Artist Rooms: Joseph Beuys
- Talitha Kotzé
- 15 April 2010
This exhibition of work by postwar German artist Joseph Beuys features a selection from the ‘Braunkreuz’ series: drawings, the legendary fat chair, and his objects in vitrines. Beuys’ signatory mediums of felt, fat and copper, chosen for their insulating, transmitting and transformative properties, can be seen in these cases as artefacts intended to actively trespass environments reserved for precious objects. The works have a powerful effect at the Hunterian where they are not cubed in by pristine white walls.

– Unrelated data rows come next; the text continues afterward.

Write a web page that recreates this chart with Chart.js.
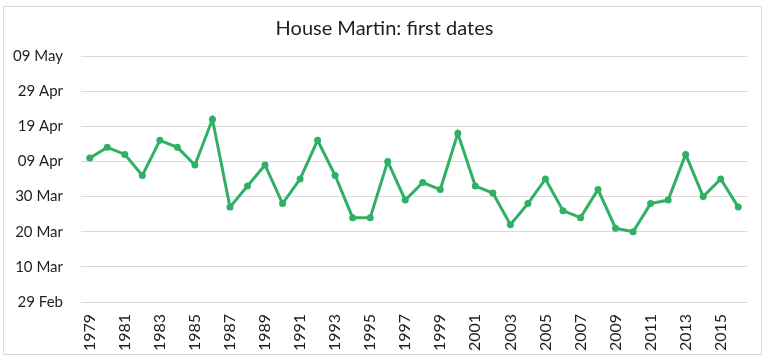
<!DOCTYPE html>
<html>
<head>
<meta charset="utf-8">
<script src="https://cdn.jsdelivr.net/npm/chart.js@4/dist/chart.umd.min.js"></script>
<style>
html,body{margin:0;padding:0;background:#fff;}
#wrap{position:absolute;left:0;top:0;width:772px;height:364px;}
</style>
</head>
<body>
<div id="wrap"><canvas id="c" width="772" height="364"></canvas></div>
<script>
// Years (categories)
const years = [1979,1980,1981,1982,1983,1984,1985,1986,1987,1988,1989,1990,1991,1992,1993,1994,1995,1996,1997,1998,1999,2000,2001,2002,2003,2004,2005,2006,2007,2008,2009,2010,2011,2012,2013,2014,2015,2016];
// First date, as days after 29 Feb
const firstDays = [41,44,42,36,46,44,39,52,27,33,39,28,35,46,36,24,24,40,29,34,32,48,33,31,22,28,35,26,24,32,21,20,28,29,42,30,35,27];
// Y tick labels (every 10 days from 29 Feb)
const yTickLabels = ['29 Feb','10 Mar','20 Mar','30 Mar','09 Apr','19 Apr','29 Apr','09 May'];
const titleText = 'House Martin: first dates';

const FONT = 'Lato, "Open Sans", sans-serif';

const frame = {
  id: 'frame',
  beforeDraw(chart) {
    const ctx = chart.ctx;
    ctx.save();
    ctx.fillStyle = '#fff';
    ctx.fillRect(0,0,chart.width,chart.height);
    ctx.strokeStyle = '#d9d9d9';
    ctx.lineWidth = 1;
    ctx.strokeRect(3.5,6.5,758,348);
    ctx.restore();
  },
  afterDraw(chart) {
    const ctx = chart.ctx;
    ctx.save();
    ctx.fillStyle = '#1f1f1f';
    ctx.font = '20px ' + FONT;
    ctx.textAlign = 'center';
    ctx.textBaseline = 'alphabetic';
    ctx.fillText(titleText, 384.5, 35);
    ctx.restore();
  }
};

new Chart(document.getElementById('c'), {
  type: 'line',
  data: {
    labels: years.map(String),
    datasets: [{
      data: firstDays,
      borderColor: '#2fb064',
      backgroundColor: '#2fb064',
      borderWidth: 3,
      pointRadius: 3.5,
      pointHoverRadius: 3.5,
      pointBorderWidth: 0,
      tension: 0,
      fill: false
    }]
  },
  options: {
    responsive: false,
    animation: false,
    devicePixelRatio: 1,
    layout: { padding: { left: 0, right: 25, top: 56, bottom: 0 } },
    plugins: { legend: { display: false }, title: { display: false }, tooltip: { enabled: false } },
    scales: {
      x: {
        offset: true,
        grid: { display: false, drawTicks: false },
        border: { display: false },
        ticks: {
          autoSkip: false,
          maxRotation: 90,
          minRotation: 90,
          padding: 12,
          color: '#1f1f1f',
          font: { family: FONT, size: 16 },
          callback: function(v, i) { return i % 2 === 0 ? years[i] : ''; }
        },
        afterFit: function(s) { s.height = 62; }
      },
      y: {
        min: 0,
        max: 70,
        grid: { color: '#d9d9d9', lineWidth: 1, drawTicks: false },
        border: { display: false },
        ticks: {
          stepSize: 10,
          padding: 18,
          color: '#1f1f1f',
          font: { family: FONT, size: 15 },
          callback: function(v) { return yTickLabels[Math.round(v/10)]; }
        },
        afterFit: function(s) { s.width = 81; }
      }
    }
  },
  plugins: [frame]
});
</script>
</body>
</html>
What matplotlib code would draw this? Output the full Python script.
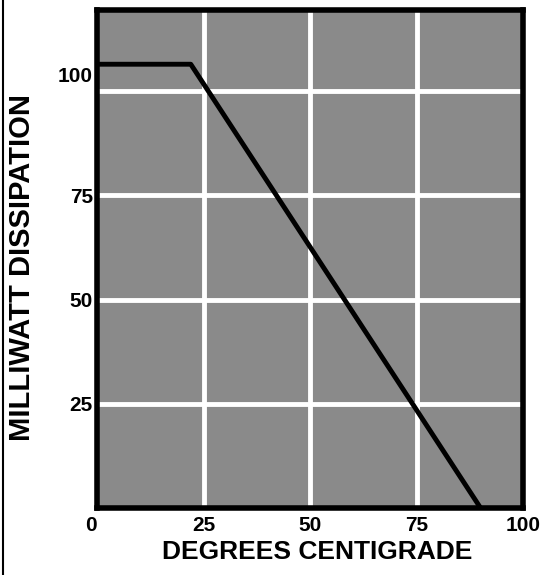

The man himself, identified by his iconic self-made image of felt hat and fur-lined jacket, was fascinated by Celtic traditions and the profound social and political changes in Scotland in the 1970s. After his first staged ‘action’ in Edinburgh, ‘Celtic (Kinloch Rannoch) Scottish Symphony’ – performed daily for eight hours over a period of six consecutive days – he returned many times until his death in 1986.
His legacy of Social Sculpture, perhaps now a bit overplayed, stems from a deeply personal conviction: while flying for the Luftwaffe in WWII, his plane was shot down on the Crimean Front and crashed. Beuys’ disputed account of the event claimed he was rescued by nomadic Tartar tribesmen, who wrapped his body in animal fat and felt and nursed him back to health.

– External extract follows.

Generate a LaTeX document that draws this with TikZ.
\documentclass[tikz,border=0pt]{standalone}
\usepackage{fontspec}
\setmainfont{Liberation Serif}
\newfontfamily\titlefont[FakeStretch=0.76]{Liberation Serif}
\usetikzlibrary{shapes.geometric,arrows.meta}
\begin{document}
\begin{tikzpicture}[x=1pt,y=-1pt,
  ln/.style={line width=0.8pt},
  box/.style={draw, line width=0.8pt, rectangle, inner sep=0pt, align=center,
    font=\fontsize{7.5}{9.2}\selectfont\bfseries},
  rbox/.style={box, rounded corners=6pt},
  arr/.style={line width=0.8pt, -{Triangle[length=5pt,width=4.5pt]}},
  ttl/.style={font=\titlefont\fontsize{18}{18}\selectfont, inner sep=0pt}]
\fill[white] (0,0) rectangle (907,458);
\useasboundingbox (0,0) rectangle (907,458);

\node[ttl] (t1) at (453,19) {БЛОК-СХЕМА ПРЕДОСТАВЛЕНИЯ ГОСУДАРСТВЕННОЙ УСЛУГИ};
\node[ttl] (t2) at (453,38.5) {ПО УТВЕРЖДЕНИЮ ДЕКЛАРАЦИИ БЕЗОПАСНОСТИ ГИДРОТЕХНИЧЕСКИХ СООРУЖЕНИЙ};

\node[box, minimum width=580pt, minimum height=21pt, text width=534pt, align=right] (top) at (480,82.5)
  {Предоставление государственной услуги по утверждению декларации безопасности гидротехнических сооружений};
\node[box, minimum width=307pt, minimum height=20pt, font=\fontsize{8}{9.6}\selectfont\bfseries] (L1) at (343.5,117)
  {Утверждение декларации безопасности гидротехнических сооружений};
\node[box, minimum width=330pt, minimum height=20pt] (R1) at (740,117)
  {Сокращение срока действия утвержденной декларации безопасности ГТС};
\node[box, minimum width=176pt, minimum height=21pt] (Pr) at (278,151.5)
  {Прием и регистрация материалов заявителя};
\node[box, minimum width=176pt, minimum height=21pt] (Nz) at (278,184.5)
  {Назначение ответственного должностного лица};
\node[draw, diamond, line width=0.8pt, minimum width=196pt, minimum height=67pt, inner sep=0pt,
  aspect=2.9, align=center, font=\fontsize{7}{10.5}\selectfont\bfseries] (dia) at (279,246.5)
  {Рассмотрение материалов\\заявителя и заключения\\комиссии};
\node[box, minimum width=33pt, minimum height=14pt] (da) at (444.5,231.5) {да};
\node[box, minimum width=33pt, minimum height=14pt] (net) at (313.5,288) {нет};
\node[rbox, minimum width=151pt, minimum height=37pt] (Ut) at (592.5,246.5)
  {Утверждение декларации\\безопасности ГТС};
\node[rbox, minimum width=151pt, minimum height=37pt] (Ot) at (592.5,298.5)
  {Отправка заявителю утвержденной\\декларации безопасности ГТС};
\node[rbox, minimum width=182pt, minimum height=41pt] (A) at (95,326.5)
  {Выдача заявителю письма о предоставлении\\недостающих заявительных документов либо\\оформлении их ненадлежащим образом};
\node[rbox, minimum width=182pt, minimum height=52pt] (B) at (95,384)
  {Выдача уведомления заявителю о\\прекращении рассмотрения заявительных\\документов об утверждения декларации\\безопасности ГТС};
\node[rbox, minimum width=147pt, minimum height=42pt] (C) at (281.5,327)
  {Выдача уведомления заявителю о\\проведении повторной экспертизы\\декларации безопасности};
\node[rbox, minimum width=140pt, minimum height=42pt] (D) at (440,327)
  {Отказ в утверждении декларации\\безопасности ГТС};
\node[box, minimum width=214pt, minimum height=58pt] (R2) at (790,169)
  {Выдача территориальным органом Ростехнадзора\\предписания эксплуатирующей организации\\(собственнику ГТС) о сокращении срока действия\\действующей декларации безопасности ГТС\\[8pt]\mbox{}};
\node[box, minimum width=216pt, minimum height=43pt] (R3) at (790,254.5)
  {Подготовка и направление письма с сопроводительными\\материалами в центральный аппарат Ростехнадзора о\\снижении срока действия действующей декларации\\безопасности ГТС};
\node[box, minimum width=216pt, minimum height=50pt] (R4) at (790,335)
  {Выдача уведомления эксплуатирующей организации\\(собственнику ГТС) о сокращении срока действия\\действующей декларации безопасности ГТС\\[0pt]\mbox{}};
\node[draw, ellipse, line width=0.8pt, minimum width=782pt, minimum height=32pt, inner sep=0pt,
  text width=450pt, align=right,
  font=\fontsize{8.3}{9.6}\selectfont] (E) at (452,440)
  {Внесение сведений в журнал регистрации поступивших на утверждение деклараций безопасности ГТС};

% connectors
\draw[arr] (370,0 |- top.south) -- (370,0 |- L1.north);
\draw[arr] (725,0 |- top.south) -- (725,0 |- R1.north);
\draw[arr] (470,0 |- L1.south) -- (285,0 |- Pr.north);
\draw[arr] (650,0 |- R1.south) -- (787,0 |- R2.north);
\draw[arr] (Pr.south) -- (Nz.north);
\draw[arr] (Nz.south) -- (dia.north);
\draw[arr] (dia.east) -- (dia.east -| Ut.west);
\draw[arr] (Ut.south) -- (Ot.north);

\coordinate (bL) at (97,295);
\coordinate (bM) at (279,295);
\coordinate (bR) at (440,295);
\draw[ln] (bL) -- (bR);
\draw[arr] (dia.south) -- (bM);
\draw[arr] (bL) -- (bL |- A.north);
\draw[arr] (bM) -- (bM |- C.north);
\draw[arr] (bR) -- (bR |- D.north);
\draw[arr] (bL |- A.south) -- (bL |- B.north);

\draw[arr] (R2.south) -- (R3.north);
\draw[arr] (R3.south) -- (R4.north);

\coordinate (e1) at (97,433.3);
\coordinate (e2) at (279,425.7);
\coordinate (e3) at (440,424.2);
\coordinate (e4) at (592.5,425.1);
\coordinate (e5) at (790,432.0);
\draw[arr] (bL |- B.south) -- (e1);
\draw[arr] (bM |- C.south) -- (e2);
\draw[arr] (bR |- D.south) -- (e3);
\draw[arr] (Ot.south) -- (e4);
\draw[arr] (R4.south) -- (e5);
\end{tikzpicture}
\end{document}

Here a decent cross-section of his work reminds us of his deep understanding of drawing: the painterly mark-making in juxtaposition with representational imagery, the confident graphic angles of collage, but above all with concept as key. Hidden in among a series of drawings hangs a piece with the scribble: ‘Walk only if you feel: your walk starts revolution’.
Braunkreuz (‘brown cross’) is the name given to a muddy red brown, mixed by Beuys to achieve a unique hue. The colour in itself suggests dried blood, earth and excrement, evoking a visceral power in addition to the imagery it conveys. He fills the area around a pencil drawing of two women with this colour. Entitled ‘Witches spitting fire’, their hands are tied behind their backs as they spit fire with an unstoppable force of nature.
His use of colour as sculpture and objects as drawing medium, creates metaphors but also enables the mythologising of a ritual and, no doubt, of the artist’s persona.